Price Slips at Open
At the start of the trading week, oil prices saw a decrease, mainly due to the easing of tensions surrounding Iran. Brent crude for the March settlement
dipped by 0.5% to reach $63.84 per barrel at 8:09 a.m. in Singapore. Concurrently, West Texas Intermediate (WTI) for February delivery decreased by 0.4%, settling at $59.18 per barrel. The shift in prices reflects a response to the geopolitical landscape, with specific concerns about potential disruptions in the Middle East having a substantial impact on oil market behaviour. Trading volumes might be reduced on Monday because of a US holiday.
Iran's Cooling Impact
One of the key elements affecting oil prices was the perceived reduction in tensions with Iran. Earlier, traders expressed worries about potential disruptions to supplies from the OPEC member, influencing market dynamics. However, as the weekend concluded, there were no substantial escalations in Iran. This period of relative calm in the region helped to stabilize the market. Supreme Leader Ayatollah Khamenei mentioned thousands of deaths in this month's anti-government demonstrations.
Trump's Greenland Gambit
President Donald Trump's proposition regarding Greenland further influenced market sentiment. His gambit triggered investor unease, compounded by the threat of tariffs on certain European nations. This uncertainty weighed on the market. Furthermore, a top US Treasury official told NBC that direct US control of the territory would boost deterrence.
Supply and Demand
Crude has been under pressure due to the continuous concern that the supply is outpacing the demand. Market watchers, like the International Energy Agency, foresee a considerable oversupply of 3.8 million barrels a day this year.
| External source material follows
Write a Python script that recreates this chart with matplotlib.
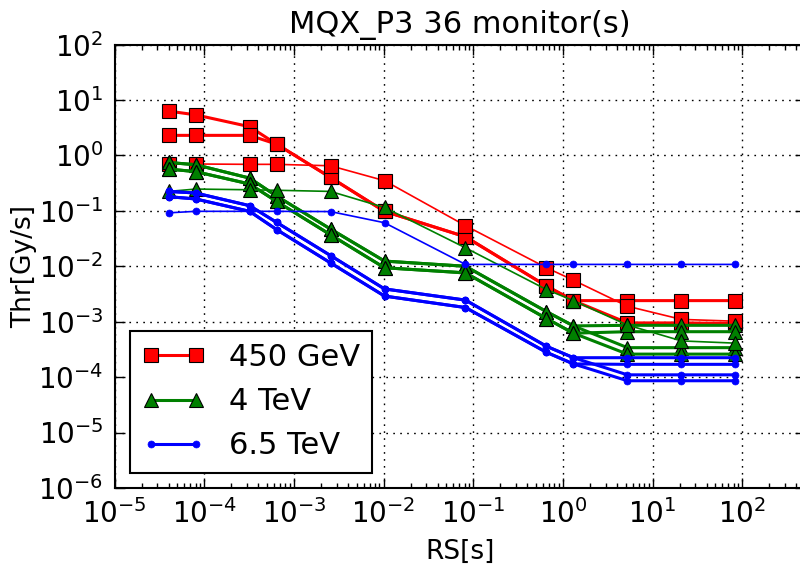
import matplotlib
matplotlib.use("Agg")
import matplotlib.pyplot as plt

# Running sums (s)
rs = [4e-5, 8e-5, 3.2e-4, 6.4e-4, 2.56e-3, 1.024e-2, 8.192e-2, 0.655, 1.31, 5.24, 20.97, 83.89]

# 450 GeV thresholds (Gy/s)
red_a = [6.3, 5.4, 3.3, 1.6, 0.40, 0.098, 0.034, 0.0044, 0.0024, 0.0024, 0.0024, 0.0024]
red_b = [2.3, 2.3, 2.3, 1.6, 0.40, 0.098, 0.034, 0.0044, 0.0024, 0.00095, 0.00095, 0.00093]
red_c = [0.70, 0.70, 0.69, 0.69, 0.65, 0.35, 0.054, 0.0094, 0.0056, 0.0019, 0.0011, 0.00102]

# 4 TeV thresholds
green_a = [0.745, 0.68, 0.39, 0.185, 0.047, 0.0124, 0.0100, 0.00152, 0.00084, 0.00086, 0.00086, 0.00086]
green_b = [0.745, 0.68, 0.39, 0.185, 0.047, 0.0124, 0.0100, 0.00152, 0.00084, 0.00034, 0.00034, 0.00034]
green_c = [0.567, 0.51, 0.305, 0.148, 0.037, 0.0094, 0.0076, 0.00114, 0.00062, 0.00066, 0.00066, 0.00066]
green_d = [0.567, 0.51, 0.305, 0.148, 0.037, 0.0094, 0.0076, 0.00114, 0.00062, 0.00026, 0.00026, 0.00026]
green_e = [0.224, 0.247, 0.24, 0.235, 0.224, 0.115, 0.0215, 0.0038, 0.0024, 0.00087, 0.00045, 0.00041]

# 6.5 TeV thresholds
blue_a = [0.224, 0.21, 0.124, 0.062, 0.0156, 0.0039, 0.00245, 0.00036, 0.000224, 0.000224, 0.000224, 0.000224]
blue_b = [0.224, 0.21, 0.124, 0.062, 0.0156, 0.0039, 0.00245, 0.00036, 0.000224, 0.00011, 0.00011, 0.00011]
blue_c = [0.18, 0.164, 0.098, 0.046, 0.0115, 0.0029, 0.0018, 0.00028, 0.000173, 0.00017, 0.00017, 0.00017]
blue_d = [0.18, 0.164, 0.098, 0.046, 0.0115, 0.0029, 0.0018, 0.00028, 0.000173, 0.000086, 0.000086, 0.000086]
blue_e = [0.092, 0.098, 0.098, 0.098, 0.097, 0.061, 0.0108, 0.0108, 0.0108, 0.0108, 0.0108, 0.0108]

title = "MQX_P3 36 monitor(s)"
labels = ["450 GeV", "4 TeV", "6.5 TeV"]

plt.rcParams['font.family'] = ['DejaVu Sans']
plt.rcParams['mathtext.fontset'] = 'dejavusans'

fig = plt.figure(figsize=(8.0, 5.64), dpi=100)
# axes spans x pixels ~114.6..805, y pixels ~44.6..488
ax = fig.add_axes([0.1432, 0.1348, 0.863, 0.7862])

thick, thin = 2.2, 1.2
red_series = [(red_a, thick), (red_b, thick), (red_c, thin)]
green_series = [(green_a, thick), (green_b, thick), (green_c, thick), (green_d, thick), (green_e, thin)]
blue_series = [(blue_a, thick), (blue_b, thick), (blue_c, thick), (blue_d, thick), (blue_e, thin)]

for i, (vals, lw) in enumerate(red_series):
    ax.plot(rs, vals, color='r', lw=lw, marker='s', ms=10, mfc='r', mec='k', mew=0.8,
            label=labels[0] if i == 0 else None)
for i, (vals, lw) in enumerate(green_series):
    ax.plot(rs, vals, color='g', lw=lw, marker='^', ms=10, mfc='g', mec='k', mew=0.8,
            label=labels[1] if i == 0 else None)
for i, (vals, lw) in enumerate(blue_series):
    ax.plot(rs, vals, color='b', lw=lw, marker='o', ms=5, mfc='b', mec='b', mew=0.5,
            label=labels[2] if i == 0 else None)

ax.set_xscale('log')
ax.set_yscale('log')
ax.set_xlim(1e-5, 500)
ax.set_ylim(1e-6, 1e2)
ax.set_xticks([10.0**k for k in range(-5, 3)])
ax.set_yticks([10.0**k for k in range(-6, 3)])

ax.grid(True, which='major', color='k', linestyle=(0, (1.2, 3.8)), linewidth=1.0)
ax.tick_params(which='both', direction='in', top=True, right=True, labelsize=20, width=1)
ax.tick_params(which='major', length=7, pad=8)
ax.tick_params(which='minor', length=3.5)
for s in ax.spines.values():
    s.set_linewidth(1.5)

ax.set_title(title, fontsize=22, pad=8)
ax.set_xlabel("RS[s]", fontsize=19, labelpad=7)
ax.set_ylabel("Thr[Gy/s]", fontsize=19, labelpad=1)

leg = ax.legend(loc='lower left', numpoints=2, fontsize=22, fancybox=False, framealpha=1,
                edgecolor='k', handlelength=2.05, handletextpad=0.8, labelspacing=0.5,
                borderpad=0.4, borderaxespad=0.5)
leg.get_frame().set_linewidth(1.5)

fig.savefig("out.png", dpi=100)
Despite this, some physical tightness persists, including a shortage in supplies from Kazakhstan. The Brent timespreads have also widened, revealing market dynamics impacted by supply and demand imbalances and logistical issues.
Broader Market Reactions
The wider financial markets displayed a risk-off sentiment. Stocks experienced a decline, while gold and silver prices soared to record highs. These movements indicate a shift in investor behaviour. The oil market's reactions were part of a larger trend, as traders responded to the geopolitical developments and economic outlooks.